Nispi Zulüm karinesi
Bu ihtimallerin bir kısmından doğrudan değilde dolalı olarak etkilenen veya etkilenme ihtimali olan kişilerin durumları ise ayrı ayrı değerlendirilmesi gerekir.
Anne ve babasının durumları nedeni ile gelip iltica etmek zorunda kalan çocuklar bunun en somut örnekleridir.
Bu durumda olan kişiler genelde haklarında somut bir tehdit, tahdit veya yargılama olmayan ve bu nedenle de kaçmak zorunda kalmadan vize alarak doğrudan gelebilen kişilerdir.
Bu kişiler ortak sorunu; aileleri nedeni ile toplumdan ötekileştirilmiş olmaları ve ülkelerinde adalete olan güven kalmadığı için gelecek umutlarının kalmamış olmasıdır.
Bu kişilerin geldikleri ülkede ;
-Cezaevinde bulunan anne ve babalarının sırf işkence olsun diye çocukları üzerinden tehdit edilme hadiseleri var ise
(Haber metinleri ile ispatlanabilir)
-Anne ve Babanın KHK v.b kararlar ile memuriyetten atılmaları nedeni ile toplumdan ötekileştirildiğine dair somut vakıalar yaşanıyor ise
(Haber metinleri ile ispatlanabilir)
-Çocukların okudukları okullar devlet zoru ile kapatılmış ve bu okullarda okudukları için küçük yaşta bu çocuklar da fişlenmiş ise
( Haber metinleri ve diploma kayıtlarıv.b belgeler ile ispatlanabilir)
-Mensup olduğu millet yada grup, iktidar yetkilileri veya taraftarları tarafından medya ve benzeri yerlerde sürekli aşağılanmaya devam ediyor ise,
(Haber metinleri ile ispatlanabilir)
-Reşit olduğu halde sırf aidiyeti nedeni ile devlet kurumları veya özel sektörde iş bulma veya yaşama imkanları ellinden alınıyor ise,
(Haber metinleri ile ispatlanabilir.)
-Ailelerinin yaşadıkları gözaltı,yaklama,cezaevi süreçleri v.b zulum süreclerinin içinde büyümeleri nedeni ile piskolojik olarak yıkıma uğrama ihtimalleri kuvvetli ise ,
Kişinin nispi zulüm nedeni ile kaçtığı karinesi kuvvetlidir.

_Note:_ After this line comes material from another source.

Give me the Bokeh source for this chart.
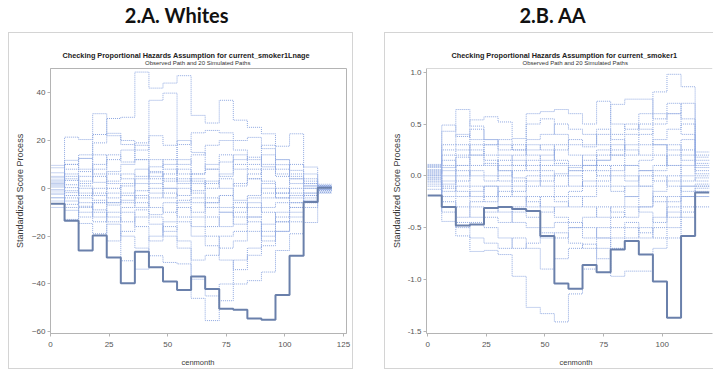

İltica eden kişi kendi durumunun mutlak yada nispi zulüm kapsamında olup olmadığını değerlendirmeli ve belge ve delliller ile zulme uğradığını ispat etmelidir.

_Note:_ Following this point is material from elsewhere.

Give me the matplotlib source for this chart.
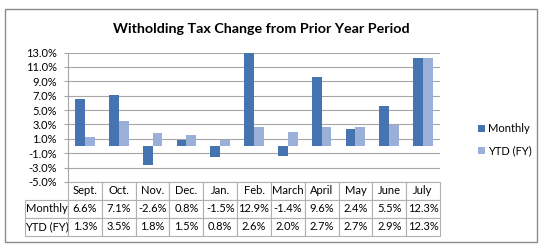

İltica eden kişi şayet zulümden kaçtığını ispat noktasında yeterli delile sahip değil ise en azından ülkesine dönmesi halinde zulme uğrayabileceğini ispatlamalıdır. Zira mülteci aynı zamanda zulum devam ettiği için ülkesine dönemeyen kimsedir.
Zulum devam ettiği için Ülkesine Dönememenin ispatında en önemli delil uluslararası raporlardır. BM veya AB Konseyinin yada iltica edilen ülkenin resmi makamlarının hazırladığı raporlar gelinen ülkedeki zulmün devam edip etmediğinin açık ispatıdır. Ayrıca gelinen ülkedeki medya kuruluşlarının haber ve yorum metinleri de zulmun devam edip etmediğine delil olarak kullanılabilir.
İltica edilen ülkedeki yerel Sivil Toplum Kuruluşlarının düzenlediği raporlar kaynak gösterilerek savunma yapılabilir.
Sonuç olarak ispat yükünün iltica eden kişiye bırakıldığı ülkelerde (Hollanda yakın zamanda politka değişikliği ile bu kapsamdadır) iltica eden kişinin kendini savunması ve ama mülakata ciddi olarak hazırlanması gerekmektedir. Bunu yaparken mutlaka iltica hukukunu bilen uzman kişi ve avukatlardan destek alması tavsiye edilir. Uzun iltica süreçleri ve red kararı halinde uzun yargılama ve deport süreçleri dikkate alındığında cüzi masraflar yaparak daha kuvveti savunmalar hazırlamak akıllıca bir yol olacaktır.